Aim of the exercise: Search the material for the string "document", then return every line where it is found.

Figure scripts
•••••

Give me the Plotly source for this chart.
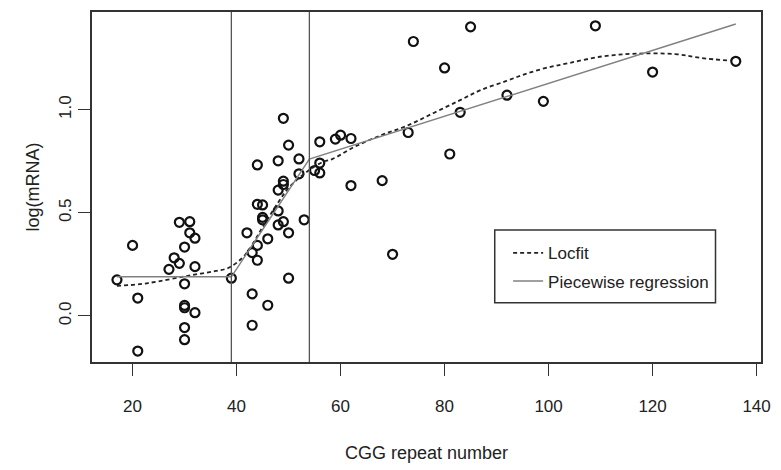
import plotly.graph_objects as go

# observed data: CGG repeat number vs log(mRNA)
cgg = [17, 20, 21, 21, 27, 28, 29, 29, 30, 31, 31, 32, 32, 30, 30, 30, 32, 30, 30,
       39, 42, 43, 44, 44, 43, 43, 46, 46, 44, 45, 45, 45, 48, 48, 49, 50, 50, 53,
       48, 49, 49, 49, 50, 48, 44, 52, 52, 56, 59, 56, 55, 56, 60, 62, 62, 68, 70,
       73, 74, 80, 81, 83, 85, 92, 99, 109, 120, 136]
log_mrna = [0.175, 0.342, 0.087, -0.17, 0.226, 0.282, 0.255, 0.454, 0.334, 0.457, 0.403,
            0.377, 0.239, 0.156, 0.051, 0.04, 0.016, -0.056, -0.115,
            0.183, 0.403, 0.307, 0.342, 0.270, 0.107, -0.045, 0.052, 0.374, 0.541, 0.538,
            0.478, 0.466, 0.509, 0.441, 0.457, 0.403, 0.183, 0.466,
            0.61, 0.637, 0.653, 0.958, 0.828, 0.752, 0.732, 0.761, 0.689, 0.844, 0.857,
            0.741, 0.705, 0.693, 0.876, 0.86, 0.632, 0.656, 0.299,
            0.889, 1.330, 1.202, 0.785, 0.987, 1.401, 1.070, 1.040, 1.406, 1.182, 1.234]

# Locfit curve
locfit_x = [17, 21.4, 25, 29.8, 33, 36, 38.6, 41.7, 45, 48, 50, 53.2, 56.7, 58.4, 62.7,
            67.8, 72.9, 78, 83, 87, 91.9, 95.5, 99.5, 104, 110.4, 116.8, 124.4, 129.4, 135]
locfit_y = [0.146, 0.154, 0.168, 0.191, 0.205, 0.218, 0.235, 0.298, 0.43, 0.55, 0.62,
            0.693, 0.748, 0.76, 0.82, 0.876, 0.923, 0.985, 1.046, 1.095, 1.139, 1.172,
            1.202, 1.226, 1.258, 1.271, 1.269, 1.25, 1.237]

# Piecewise regression (breakpoints at 39 and 54)
piece_x = [17, 39, 54, 136]
piece_y = [0.19, 0.19, 0.76, 1.415]
breakpoints = [39, 54]

x_ticks = [20, 40, 60, 80, 100, 120, 140]
y_ticks = [0.0, 0.5, 1.0]
y_ticklabels = ["0.0", "0.5", "1.0"]

FONT = "Liberation Sans, Arial, sans-serif"
AX = "#333333"

fig = go.Figure()
fig.add_trace(go.Scatter(
    x=cgg, y=log_mrna, mode="markers", showlegend=False,
    marker=dict(symbol="circle-open", size=9, color="#111111", line=dict(width=2.2, color="#111111")),
))
fig.add_trace(go.Scatter(
    x=locfit_x, y=locfit_y, mode="lines", name="Locfit", legendgroup="a",
    line=dict(color="#222222", width=1.8, dash="4px,3px", shape="spline"),
))
fig.add_trace(go.Scatter(
    x=piece_x, y=piece_y, mode="lines", name="Piecewise regression", legendgroup="b",
    line=dict(color="#808080", width=1.4),
))
for bp in breakpoints:
    fig.add_vline(x=bp, line=dict(color="#555555", width=1.3))

# legend frame
fig.add_shape(type="rect", xref="paper", yref="paper", x0=0.602, x1=0.932, y0=0.169, y1=0.377,
              line=dict(color="#333333", width=1.5), fillcolor="rgba(0,0,0,0)", layer="above")

fig.update_layout(
    width=781, height=470,
    margin=dict(l=92, r=15, t=10, b=105),
    paper_bgcolor="white", plot_bgcolor="white",
    font=dict(family=FONT, size=17, color="#222222"),
    xaxis=dict(
        range=[12.2, 140.85], tickvals=x_ticks, showgrid=False, zeroline=False,
        showline=True, mirror=True, linecolor=AX, linewidth=1.5,
        ticks="outside", ticklen=12, tickwidth=1.4, tickcolor=AX,
        ticklabelstandoff=16,
        tickfont=dict(size=17), title=dict(text="CGG repeat number", standoff=31, font=dict(size=18)),
    ),
    yaxis=dict(
        range=[-0.223, 1.473], tickvals=y_ticks, ticktext=y_ticklabels, showgrid=False, zeroline=False,
        showline=True, mirror=True, linecolor=AX, linewidth=1.5,
        ticks="outside", ticklen=12, tickwidth=1.4, tickcolor=AX, tickangle=-90,
        tickfont=dict(size=17), title=dict(text="log(mRNA)", standoff=12, font=dict(size=18)),
    ),
    legend=dict(
        x=0.622, y=0.362, xanchor="left", yanchor="top",
        borderwidth=0, bgcolor="rgba(0,0,0,0)",
        font=dict(size=17), tracegroupgap=3,
    ),
)

fig.write_html("out.html", config={"displayModeBar": False},
               post_script="document.body.style.margin='0';")
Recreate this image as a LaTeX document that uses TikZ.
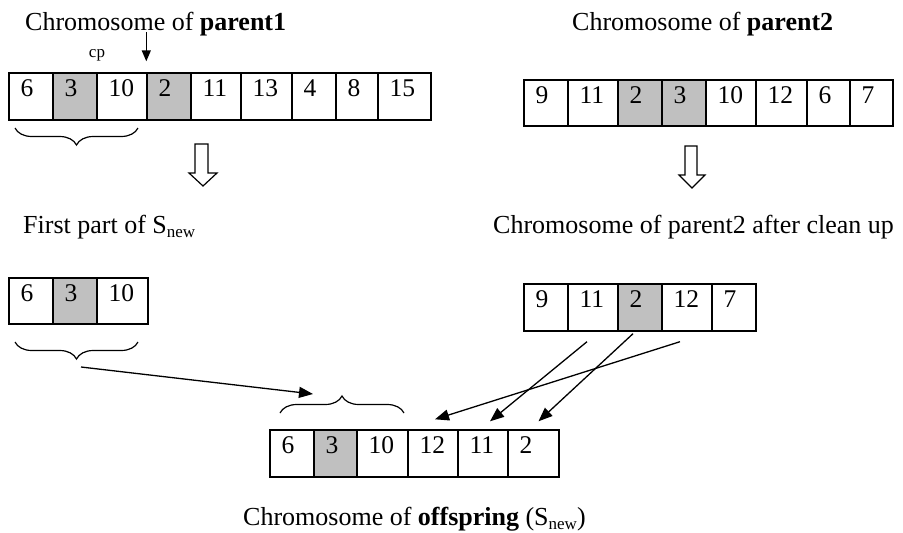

•••••

Final answer:
               post_script="document.body.style.margin='0';")
Recreate this image as a LaTeX document that uses TikZ.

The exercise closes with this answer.